### Direction
Extract, in full, the lines below, beginning at the first and ending with the line that contains "const cTicks = [12.0, 12.1, 12.2, 12.3, 12.4, 12.5];". Pictures do not belong in the copy.

### Stored data
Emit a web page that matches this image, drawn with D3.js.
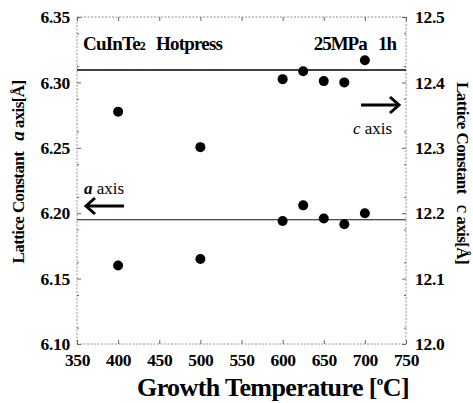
<!DOCTYPE html>
<html><head><meta charset="utf-8">
<script src="https://cdn.jsdelivr.net/npm/d3@7"></script>
<style>body{margin:0;background:#fff}svg{display:block}text{font-family:"Liberation Serif","Times New Roman",serif}</style>
</head><body>
<svg id="c" width="473" height="403"></svg>
<script>
const temps = [400, 500, 600, 625, 650, 675, 700];
const aAxis = [6.160, 6.165, 6.194, 6.206, 6.196, 6.1915, 6.200];
const cAxis = [12.355, 12.301, 12.405, 12.417, 12.402, 12.400, 12.434];
const aRef = 6.195;
const cRef = 12.419;
const xTicks = [350, 400, 450, 500, 550, 600, 650, 700, 750];
const aTicks = [6.10, 6.15, 6.20, 6.25, 6.30, 6.35];
const cTicks = [12.0, 12.1, 12.2, 12.3, 12.4, 12.5];

const svg = d3.select("#c");
const L = 77, R = 406, T = 17, B = 344;
const x = d3.scaleLinear().domain([350, 750]).range([L, R]);
const ya = d3.scaleLinear().domain([6.10, 6.35]).range([B, T]);
const yc = d3.scaleLinear().domain([12.0, 12.5]).range([B, T]);

svg.append("rect").attr("x", L).attr("y", T).attr("width", R - L).attr("height", B - T)
  .attr("fill", "none").attr("stroke", "#777").attr("stroke-width", 0.8).attr("stroke-dasharray", "2,1.5");

const fmtA = d3.format(".2f"), fmtC = d3.format(".1f");
const ax = svg.append("g").attr("transform", `translate(0,${B})`)
  .call(d3.axisBottom(x).tickValues(xTicks).tickSize(-4).tickPadding(10).tickFormat(d3.format("d")));
const axTop = svg.append("g").attr("transform", `translate(0,${T})`)
  .call(d3.axisTop(x).tickValues(xTicks).tickSize(-4).tickFormat(""));
const ayl = svg.append("g").attr("transform", `translate(${L},0)`)
  .call(d3.axisLeft(ya).tickValues(aTicks).tickSize(-4).tickPadding(7).tickFormat(fmtA));
const ayr = svg.append("g").attr("transform", `translate(${R},0)`)
  .call(d3.axisRight(yc).tickValues(cTicks).tickSize(-4).tickPadding(9).tickFormat(fmtC));
const minorA = d3.range(6.1125, 6.35, 0.025);
svg.append("g").attr("transform", `translate(${L},0)`).call(d3.axisLeft(ya).tickValues(minorA).tickSize(-2).tickFormat(""));
svg.append("g").attr("transform", `translate(${R},0)`).call(d3.axisRight(ya).tickValues(minorA).tickSize(-2).tickFormat(""));
[ayl, ayr].forEach(g => {
  g.selectAll("text").attr("font-size", 17.5).attr("font-weight", "bold").attr("fill", "#000").attr("letter-spacing", "-0.3");
});
ax.selectAll("text").attr("font-size", 17.5).attr("font-weight", "bold").attr("fill", "#000").attr("letter-spacing", "-0.4");
svg.selectAll(".domain").remove();
svg.selectAll("g line").attr("stroke", "#666");

svg.append("line").attr("x1", L).attr("x2", R).attr("y1", yc(cRef)).attr("y2", yc(cRef)).attr("stroke", "#000").attr("stroke-width", 1.5);
svg.append("line").attr("x1", L).attr("x2", R).attr("y1", ya(aRef)).attr("y2", ya(aRef)).attr("stroke", "#111").attr("stroke-width", 1.2);

svg.append("g").selectAll("circle").data(temps).join("circle")
  .attr("cx", (d) => x(d)).attr("cy", (d, i) => ya(aAxis[i])).attr("r", 5).attr("fill", "#000");
svg.append("g").selectAll("circle").data(temps).join("circle")
  .attr("cx", (d) => x(d)).attr("cy", (d, i) => yc(cAxis[i])).attr("r", 5).attr("fill", "#000");

const t1 = svg.append("text").attr("x", 83).attr("y", 50).attr("font-size", 19).attr("font-weight", "bold").attr("letter-spacing", "-0.8");
t1.append("tspan").text("CuInTe");
t1.append("tspan").attr("font-size", 12).text("2");
t1.append("tspan").attr("dx", 11).text("Hotpress");
svg.append("text").attr("x", 396).attr("y", 50).attr("text-anchor", "end").attr("font-size", 19).attr("font-weight", "bold").attr("letter-spacing", "-1")
  .text("25MPa\u00a0\u00a0 1h");

const ta = svg.append("text").attr("x", 84).attr("y", 194).attr("font-size", 17);
ta.append("tspan").attr("font-style", "italic").attr("font-weight", "bold").text("a");
ta.append("tspan").text(" axis");
const tc = svg.append("text").attr("x", 353).attr("y", 134).attr("font-size", 17);
tc.append("tspan").attr("font-style", "italic").text("c");
tc.append("tspan").text(" axis");

function arrow(x1, x2, y) {
  svg.append("line").attr("x1", x1).attr("x2", x2).attr("y1", y).attr("y2", y).attr("stroke", "#000").attr("stroke-width", 3);
  const dir = Math.sign(x2 - x1);
  svg.append("path").attr("d", `M${x2 - dir * 9},${y - 8} L${x2},${y} L${x2 - dir * 9},${y + 8}`)
    .attr("fill", "none").attr("stroke", "#000").attr("stroke-width", 3);
}
arrow(124, 86, 206);
arrow(361, 399, 105);

const xt = svg.append("text").attr("x", 273).attr("y", 396).attr("text-anchor", "middle").attr("font-size", 26).attr("font-weight", "bold").attr("letter-spacing", "-0.6");
xt.append("tspan").text("Growth Temperature [");
xt.append("tspan").attr("font-size", 13).attr("dy", -11).text("o");
xt.append("tspan").attr("dy", 11).text("C]");

const yl = svg.append("text").attr("transform", "translate(24,172) rotate(-90)").attr("text-anchor", "middle").attr("font-size", 17).attr("font-weight", "bold").attr("letter-spacing", "-0.6");
yl.append("tspan").text("Lattice Constant\u00a0\u00a0\u00a0");
yl.append("tspan").attr("font-style", "italic").attr("font-size", 19).text("a");
yl.append("tspan").text("\u00a0axis[Å]");

const yr = svg.append("text").attr("transform", "translate(457,173) rotate(90)").attr("text-anchor", "middle").attr("font-size", 17).attr("font-weight", "bold").attr("letter-spacing", "-0.6");
yr.append("tspan").text("Lattice Constant\u00a0\u00a0\u00a0");
yr.append("tspan").attr("font-weight", "normal").attr("font-size", 19).text("c");
yr.append("tspan").text("\u00a0axis[Å]");
</script>
</body></html>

### Right answer
Emit a web page that matches this image, drawn with D3.js.
<!DOCTYPE html>
<html><head><meta charset="utf-8">
<script src="https://cdn.jsdelivr.net/npm/d3@7"></script>
<style>body{margin:0;background:#fff}svg{display:block}text{font-family:"Liberation Serif","Times New Roman",serif}</style>
</head><body>
<svg id="c" width="473" height="403"></svg>
<script>
const temps = [400, 500, 600, 625, 650, 675, 700];
const aAxis = [6.160, 6.165, 6.194, 6.206, 6.196, 6.1915, 6.200];
const cAxis = [12.355, 12.301, 12.405, 12.417, 12.402, 12.400, 12.434];
const aRef = 6.195;
const cRef = 12.419;
const xTicks = [350, 400, 450, 500, 550, 600, 650, 700, 750];
const aTicks = [6.10, 6.15, 6.20, 6.25, 6.30, 6.35];
const cTicks = [12.0, 12.1, 12.2, 12.3, 12.4, 12.5];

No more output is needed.